The night is slow starting. But the kitchen staff stays busy mixing desserts, restocking shelves, topping up spice and sauce bottles, and folding towels. In the meantime, I’ve met Harold himself, nearly bumping into the tall man dressed in black-and-white checked chef pants and a white coat.
He’s detoured from the kitchen next door at H2 Tapas and Wine Bar (which he also owns) to remind Renée about a special request for two white chocolate and one dark chocolate Grand Marnier soufflés at 8 o’clock. Special requests are something Harold takes seriously.
"There’s high pressure, an intense situation, to make sure we exceed our guests’ expectations, primarily because of the prices and the product we offer," he says.
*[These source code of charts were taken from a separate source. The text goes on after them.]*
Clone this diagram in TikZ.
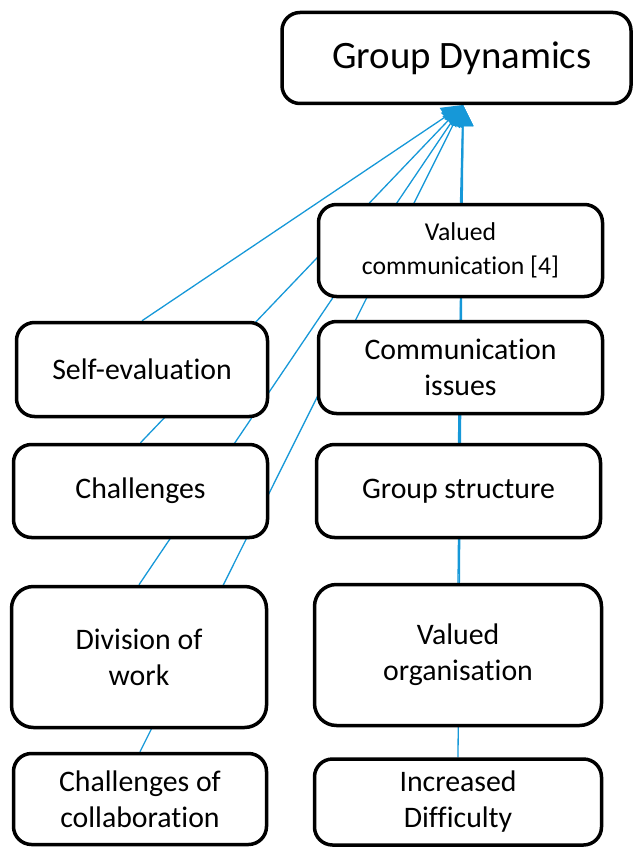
\documentclass[tikz,border=0pt]{standalone}
\usepackage{fontspec}
\setmainfont{Carlito}[RawFeature=-liga]
\usetikzlibrary{arrows.meta,backgrounds}
\definecolor{linkblue}{RGB}{22,152,216}
\begin{document}
\begin{tikzpicture}[x=1pt,y=-1pt,
  box/.style={draw=black, line width=3.5pt, rounded corners=18pt, fill=white,
    align=center, inner sep=0pt, font=\fontsize{29.8}{36}\selectfont},
  link/.style={draw=linkblue, line width=1.3pt,
    -{Triangle[length=21pt,width=21pt]}}]
\useasboundingbox (0,0) rectangle (636,848);
\coordinate (hub) at (463,105);
% top
\node[box, minimum width=349pt, minimum height=91pt, font=\fontsize{38.8}{46}\selectfont] (gd) at (456.5,58) {\hspace*{11pt}Group Dynamics};
% right column
\node[box, minimum width=284pt, minimum height=92pt, font=\fontsize{25.7}{34}\selectfont] (vc) at (460.5,250.5) {Valued\\communication [4]};
\node[box, minimum width=284pt, minimum height=92pt] (ci) at (460.5,367.5) {Communication\\issues};
\node[box, minimum width=284pt, minimum height=93pt] (gs) at (458.5,491) {Group structure};
\node[box, minimum width=287pt, minimum height=141pt, rounded corners=22pt] (vo) at (458,655) {Valued\\organisation};
\node[box, minimum width=287pt, minimum height=86pt] (id) at (458,802) {Increased\\Difficulty};
% left column
\node[box, minimum width=251pt, minimum height=94pt] (se) at (142,369.5) {Self-evaluation};
\node[box, minimum width=254pt, minimum height=93pt] (ch) at (140.5,491) {Challenges};
\node[box, minimum width=255pt, minimum height=141pt, rounded corners=22pt] (dw) at (139,657) {Division of\\work};
\node[box, minimum width=253pt, minimum height=91pt] (cc) at (140,799) {Challenges of\\collaboration};
% connectors
\begin{scope}[on background layer]
\foreach \n in {vc,ci,gs,vo,id,se,ch,dw,cc}
  \draw[link] (\n.north) -- (hub);
\end{scope}
\end{tikzpicture}
\end{document}
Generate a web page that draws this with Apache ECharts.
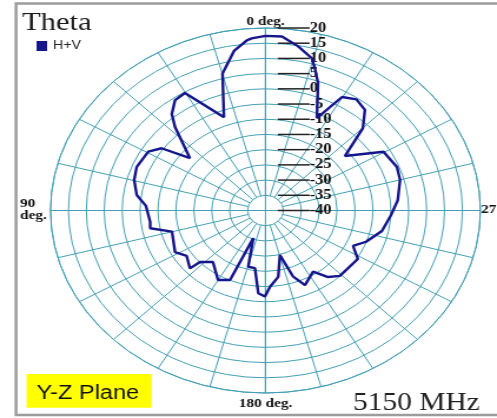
<!DOCTYPE html>
<html>
<head>
<meta charset="utf-8">
<script src="https://cdn.jsdelivr.net/npm/echarts@6/dist/echarts.min.js"></script>
<style>
  html, body { margin: 0; padding: 0; background: #fff; overflow: hidden; }
  /* the source picture is stretched sideways, so the circular polar becomes an ellipse */
  #main { width: 422px; height: 418px; transform: scaleX(1.1777); transform-origin: 0 0; }
</style>
</head>
<body>
<div id="main"></div>
<script>
// angle (deg, counter-clockwise from top) and gain (dB)
var angleDeg = [0, 3.9, 5.3, 9.5, 14.9, 20.7, 30.2, 34.8, 39.5, 42.6,
  50.8, 54.8, 59.4, 68.2, 74.7, 81.9, 87.4, 96.7, 100.3, 104.9,
  118.4, 124.2, 132.1, 132.8, 139.1, 149.9, 156.6, 159.5, 165.4, 171.2,
  175.8, 179.7, 182.9, 189.3, 195.4, 199.6, 204.2, 213.5, 218.6, 224.0,
  238.3, 244.5, 249.9, 258.3, 267.6, 275.3, 285.0, 291.3, 300.4, 308.9,
  314.9, 320.0, 325.2, 330.2, 334.7, 340.7, 343.6, 345.5, 350.5, 355.4, 360];
var gainDb = [17.4, 16.7, 16.2, 13.2, 6.6, -7.2, 4.7, 4.2, 1.1, -2.7,
  -12.8, -4.5, -2.0, -1.3, -2.0, -3.7, -6.6, -7.6, -7.3, -13.0,
  -11.3, -13.4, -11.6, -15.1, -17.6, -13.6, -15.1, -30.3, -20.9, -20.8,
  -12.7, -11.7, -14.9, -17.9, -24.8, -16.9, -13.1, -15.9, -12.0, -10.1,
  -9.7, -12.9, -10.1, -6.8, -4.9, -2.9, -1.1, -0.6, -1.8, -11.5,
  -1.6, 3.2, 4.5, 3.0, -6.4, 4.4, 8.8, 11.7, 14.8, 17.4, 17.4];
var seriesName = 'H+V';
var radiusMin = -40, radiusMax = 20, radiusStep = 5;

var gridColor = '#45a0b5';
var serif = '"Liberation Serif", "Times New Roman", serif';
var sans = '"Liberation Sans", Arial, sans-serif';
var cx = 225.4, cy = 210.5, R = 182.5;

var chart = echarts.init(document.getElementById('main'));
chart.setOption({
  animation: false,
  backgroundColor: '#fff',
  legend: {
    data: [seriesName],
    left: 26, top: 35,
    icon: 'rect', itemWidth: 9, itemHeight: 10, itemGap: 6,
    textStyle: { fontFamily: sans, fontSize: 12, color: '#222' }
  },
  polar: [
    { center: [cx, cy], radius: [0, R] },
    { center: [cx, cy], radius: [R / 12, R] }
  ],
  angleAxis: [
    {
      polarIndex: 0, type: 'value', min: 0, max: 360, interval: 90,
      startAngle: 90, clockwise: false,
      axisLine: { show: true, lineStyle: { color: gridColor, width: 1 } },
      axisTick: { show: false }, axisLabel: { show: false },
      splitLine: { show: true, lineStyle: { color: gridColor, width: 1 } }
    },
    {
      polarIndex: 1, type: 'value', min: 0, max: 360, interval: 15,
      startAngle: 90, clockwise: false,
      axisLine: { show: false }, axisTick: { show: false }, axisLabel: { show: false },
      splitLine: { show: true, lineStyle: { color: gridColor, width: 1 } }
    }
  ],
  radiusAxis: [
    {
      polarIndex: 0, type: 'value', min: radiusMin, max: radiusMax, interval: radiusStep,
      axisLine: { show: false }, axisTick: { show: false },
      splitLine: { show: true, lineStyle: { color: gridColor, width: 1 } },
      axisLabel: {
        margin: -10.5, align: 'left', verticalAlign: 'middle',
        formatter: function (v) { return '{ln|}{t|' + v + '}'; },
        rich: {
          ln: { width: 27, height: 1.5, backgroundColor: '#222' },
          t: { fontFamily: serif, fontWeight: 'bold', fontSize: 14, color: '#111' }
        }
      }
    },
    { polarIndex: 1, type: 'value', min: radiusMin, max: radiusMax, show: false }
  ],
  series: [{
    name: seriesName,
    type: 'line',
    coordinateSystem: 'polar',
    polarIndex: 0,
    symbol: 'none',
    color: '#15158c',
    lineStyle: { width: 2.4, color: '#15158c' },
    data: angleDeg.map(function (a, i) { return [gainDb[i], a]; }),
    z: 5
  }],
  graphic: [
    { type: 'rect', shape: { x: 13.6, y: 3.5, width: 430, height: 411.5 },
      style: { fill: 'none', stroke: '#9c9c9c', lineWidth: 2.5 }, z: 10 },
    { type: 'text', x: 18.7, y: 22.9,
      style: { text: 'Theta', font: '26px ' + serif, fill: '#1a1a1a', verticalAlign: 'middle' } },
    { type: 'text', x: cx, y: 21.3,
      style: { text: '0 deg.', font: 'bold 13px ' + serif, fill: '#111', align: 'center', verticalAlign: 'middle' } },
    { type: 'text', x: 17, y: 203.6,
      style: { text: '90', font: 'bold 13px ' + serif, fill: '#111', verticalAlign: 'middle' } },
    { type: 'text', x: 17, y: 215.6,
      style: { text: 'deg.', font: 'bold 13px ' + serif, fill: '#111', verticalAlign: 'middle' } },
    { type: 'text', x: 408.5, y: 210,
      style: { text: '270', font: 'bold 13px ' + serif, fill: '#111', verticalAlign: 'middle' } },
    { type: 'text', x: cx, y: 404,
      style: { text: '180 deg.', font: 'bold 13px ' + serif, fill: '#111', align: 'center', verticalAlign: 'middle' } },
    { type: 'text', x: 299.7, y: 403.2,
      style: { text: '5150 MHz', font: '25px ' + serif, fill: '#222', verticalAlign: 'middle' } },
    { type: 'rect', shape: { x: 22.6, y: 374, width: 106.2, height: 33.7 },
      style: { fill: '#ffff00' } },
    { type: 'text', x: 31.1, y: 393.1,
      style: { text: 'Y-Z Plane', font: '20px ' + sans, fill: '#111', verticalAlign: 'middle' } }
  ]
});
</script>
</body>
</html>
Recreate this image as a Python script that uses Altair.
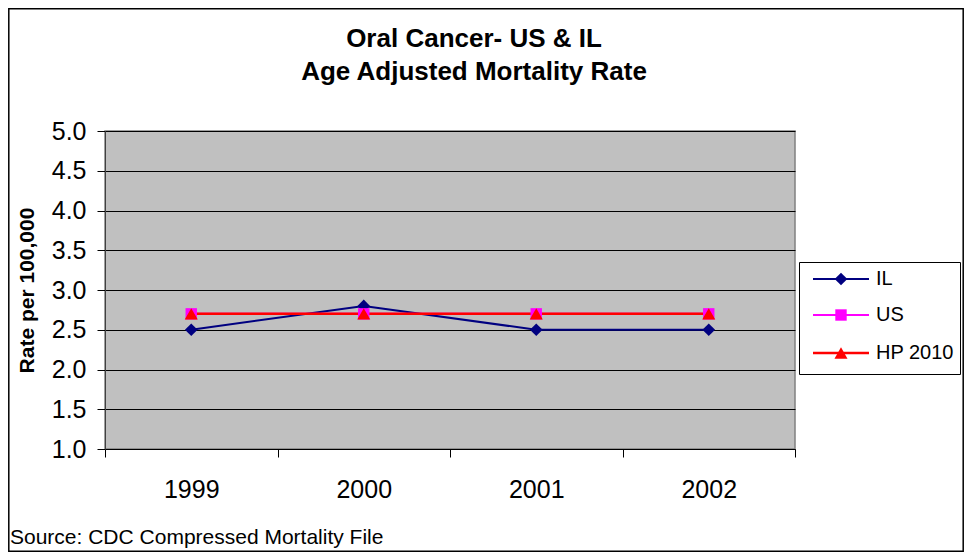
import altair as alt
import pandas as pd

years = ["1999", "2000", "2001", "2002"]
series = ["IL", "US", "HP 2010"]
il_values = [2.5, 2.8, 2.5, 2.5]
us_values = [2.7, 2.7, 2.7, 2.7]
hp_values = [2.7, 2.7, 2.7, 2.7]
y_ticks = [1.0, 1.5, 2.0, 2.5, 3.0, 3.5, 4.0, 4.5, 5.0]
title_lines = ["Oral Cancer- US & IL", "Age Adjusted Mortality Rate"]
y_title = "Rate per 100,000"
source_text = "Source: CDC Compressed Mortality File"

colors = {"IL": "#000080", "US": "#FF00FF", "HP 2010": "#FF0000"}
shapes = {"IL": "diamond", "US": "square", "HP 2010": "triangle-up"}
sizes = {"IL": 160, "US": 130, "HP 2010": 170}
widths = {"IL": 2, "US": 2, "HP 2010": 2.5}

rows = []
for name, vals in zip(series, [il_values, us_values, hp_values]):
    for yr, v in zip(years, vals):
        rows.append({"year": yr, "rate": v, "series": name})
df = pd.DataFrame(rows)

W, H = 690, 318
PL, PT, PR, PB = 97, 123, 169, 103
FONT = "Liberation Sans"

x_enc = alt.X(
    "year:N",
    bandPosition=0.5,
    scale=alt.Scale(type="band", domain=years, paddingInner=0, paddingOuter=0),
    axis=alt.Axis(
        title=None, labelAngle=0, tickBand="extent", tickSize=8, tickColor="black",
        domainColor="black", labelFontSize=25, labelFont=FONT, labelColor="black",
        labelPadding=20, grid=False,
    ),
)
y_enc = alt.Y(
    "rate:Q",
    scale=alt.Scale(domain=[1, 5], nice=False, zero=False),
    axis=alt.Axis(
        values=y_ticks, format=".1f", title=y_title, titleFont=FONT, titleFontSize=21,
        titleFontWeight="bold", titleColor="black", titleAngle=270, titleX=-78, titleY=H / 2,
        titleAlign="center", titleBaseline="middle",
        tickSize=8, tickColor="black", domainColor="#404040", labelFontSize=25, labelFont=FONT,
        labelColor="black", labelPadding=11, grid=True, gridColor="black", gridWidth=1,
        gridOpacity=1,
    ),
)

layers = []
for name in series:
    sub = df[df.series == name]
    layers.append(
        alt.Chart(sub).mark_line(color=colors[name], strokeWidth=widths[name]).encode(x=x_enc, y=y_enc)
    )
for name in series:
    sub = df[df.series == name]
    layers.append(
        alt.Chart(sub).mark_point(
            shape=shapes[name], filled=True, color=colors[name], size=sizes[name], opacity=1
        ).encode(x=x_enc, y=y_enc)
    )

# title
for i, line in enumerate(title_lines):
    layers.append(
        alt.Chart(pd.DataFrame({"t": [line]})).mark_text(
            font=FONT, fontSize=26, fontWeight="bold", color="black", align="center",
            baseline="middle",
        ).encode(text="t:N", x=alt.value(369), y=alt.value(-92 + 33 * i))
    )

# source
layers.append(
    alt.Chart(pd.DataFrame({"t": [source_text]})).mark_text(
        font=FONT, fontSize=21, color="black", align="left", baseline="alphabetic",
    ).encode(text="t:N", x=alt.value(-95), y=alt.value(413))
)

# outer frame
layers.append(
    alt.Chart(pd.DataFrame({"a": [0]})).mark_rect(fill=None, stroke="black", strokeWidth=1.5).encode(
        x=alt.value(-96.2), x2=alt.value(W + PR - 0.8), y=alt.value(-122.2), y2=alt.value(H + PB - 0.8)
    )
)

# legend
layers.append(
    alt.Chart(pd.DataFrame({"a": [0]})).mark_rect(fill="white", stroke="black", strokeWidth=1).encode(
        x=alt.value(694.5), x2=alt.value(855.5), y=alt.value(131.5), y2=alt.value(243.5)
    )
)
legend_rows = [148, 184, 222]
for name, ly in zip(series, legend_rows):
    ld = pd.DataFrame({"series": [name]})
    layers.append(
        alt.Chart(ld).mark_rule(color=colors[name], strokeWidth=widths[name]).encode(
            x=alt.value(708), x2=alt.value(764), y=alt.value(ly)
        )
    )
    layers.append(
        alt.Chart(ld).mark_point(
            shape=shapes[name], filled=True, color=colors[name], size=sizes[name], opacity=1
        ).encode(x=alt.value(736), y=alt.value(ly))
    )
    layers.append(
        alt.Chart(ld).mark_text(
            font=FONT, fontSize=20, color="black", align="left", baseline="middle"
        ).encode(text="series:N", x=alt.value(771), y=alt.value(ly))
    )

chart = alt.layer(*layers).properties(
    width=W, height=H,
    autosize=alt.AutoSizeParams(type="none"),
    padding={"left": PL, "top": PT, "right": PR, "bottom": PB},
    background="white",
).configure_view(fill="#C0C0C0", stroke="#808080", strokeWidth=1.5)

chart.save("out.html", embed_options={"renderer": "svg", "actions": False})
Harold’s "product" is astonishing. In between grilling and broiling tasks, Ernesto shapes creamy white mounds of smoked Gouda potato cakes into ovals, then rolls them in Panko bread crumbs for frying. Roasted elephant garlic is the crown jewel atop a phyllo-encrusted brie. That is paired with a pecan-crusted brie topped with a port wine reduction, then surrounded by assorted fresh berries. Another delight: elk tenderloin au poivre offered alongside buttermilk mashed potatoes and Grand Marnier sauce. Or how about a pan-rendered duck breast served with foie gras and sweet potato wontons? Harold’s idea of product is my idea of heaven on earth.